Rathlin and Glens Irish were both mutually intelligible with one another, as shown by the around 300 words provided by Aoidhmhín mac Gréagóir in Dineen's second edition of Foclóir Gaedhilge agus Béarla (1927) that are listed as words from 'Antrim and Rathlin'. There were a number of Rathlin peculiarities listed by mac Gréagóir, however, such as: cha b'urrainn 'could not' (Glens cha b'urra, Sc. Gaelic cha b'urrainn), coltach 'similar' (Sc. Gaelic coltach), cosaigh 'to walk' (Glens siúil, Sc. Gaelic coisich); and many more not here listed.

=== Relation to Glens Irish ===

As per the list related above, in regards to the distinction between Glens Irish and West Donegal Irish, Nils M. Holmer states that Rathlin Irish agrees with Glens Irish on four of the seven points, i.e., points 3, 5, 6 and 7.

== Conservation and Protection ==
Antrim Irish, in the Glens and in Rathlin, was subject to a heavy conservation and protection effort that was led by the committee of Feis na nGleann, who organised the yearly celebration of Gaelic culture, language and heritage that was held in Cushendall by the same name. The founders of the Feis were: Miss Barbara McDonnell, Monavart, Cushendall (President); Miss Ada McNeill, Cushendun (Secretary) (a close friend and colleague of another Gaelic conservationist, Margaret Dobbs); Daniel McAllister, Mill Street, Cushendall (Assistant Secretary); Francis Joseph Bigger, 'Ard Righ', Belfast (Treasurer); and Joseph Duffy (Treasurer).

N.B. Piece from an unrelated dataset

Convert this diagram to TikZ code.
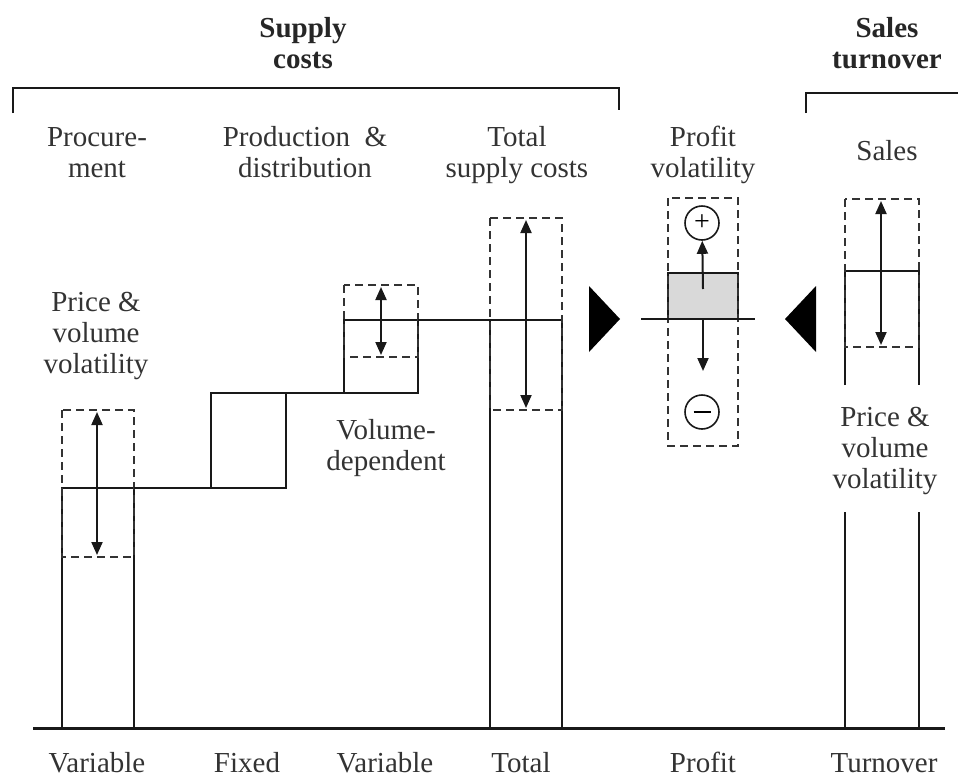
\documentclass[tikz,border=0pt]{standalone}
\usepackage{fontspec}
\setmainfont{Liberation Serif}
\usetikzlibrary{arrows.meta}
\begin{document}
\begin{tikzpicture}[x=1pt,y=-1pt,
  lbl/.style={anchor=base,align=center,inner sep=0pt,text=black!80,
    font=\fontsize{29}{31}\selectfont},
  head/.style={lbl,font=\fontsize{29}{31}\selectfont\bfseries,text=black!85},
  solid line/.style={line width=2.2pt,draw=black!90},
  dash box/.style={line width=2pt,draw=black!80,dash pattern=on 8pt off 5pt},
  vol arrow/.style={line width=2pt,draw=black!90,
    {Triangle[length=13pt,width=11pt]}-{Triangle[length=13pt,width=11pt]}},
  one arrow/.style={line width=2pt,draw=black!90,-{Triangle[length=13pt,width=11pt]}},
  sign/.style={circle,draw=black!90,line width=1.6pt,minimum size=34pt,inner sep=0pt,
    font=\fontsize{28}{28}\selectfont},
  pointer/.style={fill=black}]
\useasboundingbox (0,0) rectangle (958,777);

% brackets and headings (multi-line labels are placed by their last baseline)
\draw[solid line] (13,113) -- (13,88) -- (619,88) -- (619,110);
\draw[solid line] (806,113) -- (806,93) -- (958,93);
\node[head] (supply) at (303,68) {Supply\\costs};
\node[head] (salesto) at (887,68) {Sales\\turnover};

% column headings
\node[lbl] (procure) at (97,177) {Procure-\\ment};
\node[lbl] (prodist) at (305,177) {Production\hspace{0.5em}\&\\distribution};
\node[lbl] (totsup) at (517,177) {Total\\supply costs};
\node[lbl] (profvol) at (703,177) {Profit\\volatility};
\node[lbl] (sales) at (887,160) {Sales};

% baseline
\draw[line width=3pt,draw=black!90] (33,728) -- (945,728);

% procurement: variable costs
\draw[solid line] (62,728) -- (62,488) -- (134,488) -- (134,728);
\draw[dash box] (62,410) rectangle (134,557);
\coordinate (pa) at (97,412);
\coordinate (pb) at (97,555);
\draw[vol arrow] (pa) -- (pb);
\draw[solid line] (134,488) -- (211,488);

% production & distribution: fixed costs
\draw[solid line] (211,488) rectangle (286,393);
\draw[solid line] (286,393) -- (344,393);

% production & distribution: variable costs
\draw[solid line] (344,393) rectangle (418,320);
\draw[dash box] (344,285) rectangle (418,357);
\coordinate (va) at (381,287);
\coordinate (vb) at (381,355);
\draw[vol arrow] (va) -- (vb);
\draw[solid line] (418,320) -- (490,320);

% total supply costs
\draw[solid line] (490,728) -- (490,320) -- (562,320) -- (562,728);
\draw[dash box] (490,218) rectangle (562,410);
\coordinate (ta) at (526,220);
\coordinate (tb) at (526,408);
\draw[vol arrow] (ta) -- (tb);

% pointers towards profit
\fill[pointer] (589,286) -- (620,319) -- (589,352) -- cycle;
\fill[pointer] (816,286) -- (785,319) -- (816,352) -- cycle;

% profit
\fill[black!15] (668,273) rectangle (738,319);
\draw[solid line] (668,319) -- (668,273) -- (738,273) -- (738,319);
\draw[dash box] (668,198) rectangle (738,446);
\draw[solid line] (641,319) -- (755,319);
\node[sign] (plus) at (702,223) {+};
\node[sign] (minus) at (702,412) {\rule[-0.6pt]{17pt}{1.3pt}};
\coordinate (ua) at (703,289);
\coordinate (da) at (703,320);
\coordinate (db) at (703,371);
\draw[one arrow] (ua) -- (plus);
\draw[one arrow] (da) -- (db);

% sales turnover
\draw[solid line] (845,385) -- (845,271) -- (919,271) -- (919,385);
\draw[solid line] (845,512) -- (845,728);
\draw[solid line] (919,512) -- (919,728);
\draw[dash box] (845,199) rectangle (919,347);
\coordinate (sa) at (881,201);
\coordinate (sb) at (881,345);
\draw[vol arrow] (sa) -- (sb);

% volatility notes
\node[lbl] (pvl) at (96,373) {Price \&\\volume\\volatility};
\node[lbl] (voldep) at (386,470) {Volume-\\dependent};
\node[lbl] (pvr) at (885,488) {Price \&\\volume\\volatility};

% bottom labels
\node[lbl] (b1) at (97,772) {Variable};
\node[lbl] (b2) at (247,772) {Fixed};
\node[lbl] (b3) at (385,772) {Variable};
\node[lbl] (b4) at (521,772) {Total};
\node[lbl] (b5) at (703,772) {Profit};
\node[lbl] (b6) at (884,772) {Turnover};
\end{tikzpicture}
\end{document}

Also to feature prominently in the conservation were: Rose Maud Young (Irish Róis Ní Ógáin), a wealthy Protestant aristocrat from Galgorm Castle in Ballymena who provided invaluable linguistic research to various Irish-language editorials, such as Conradh na Gaeilge's An Claidheamh Soluis; Aoidhmhín mac Gréagóir, a linguist and folklorist who was based in Ligoniel in Belfast and who provided over 300 words to Rev. Patrick S. Dineen for the second edition of his acclaimed dictionary Foclóir Gaedhilge agus Béarla. Also heavily involved in the revival, and remembered fondly by locals, was An tAthair Domhnaill Ó Tuathail (Father O'Toole), who is remembered as 'the founder of The Phrase Method (Irish Modh na Ráidhte)'

Alongside the celebrations of history and culture, linguistic studies were also created, the most important of which were the two books On some relics of the Irish dialect spoken in the Glens of Antrim and The Irish language in Rathlin Island by Swedish linguist Nils Holmer.

Feis na nGleann continues to this day alongside the language and learning festival Éigse na nGlinntí.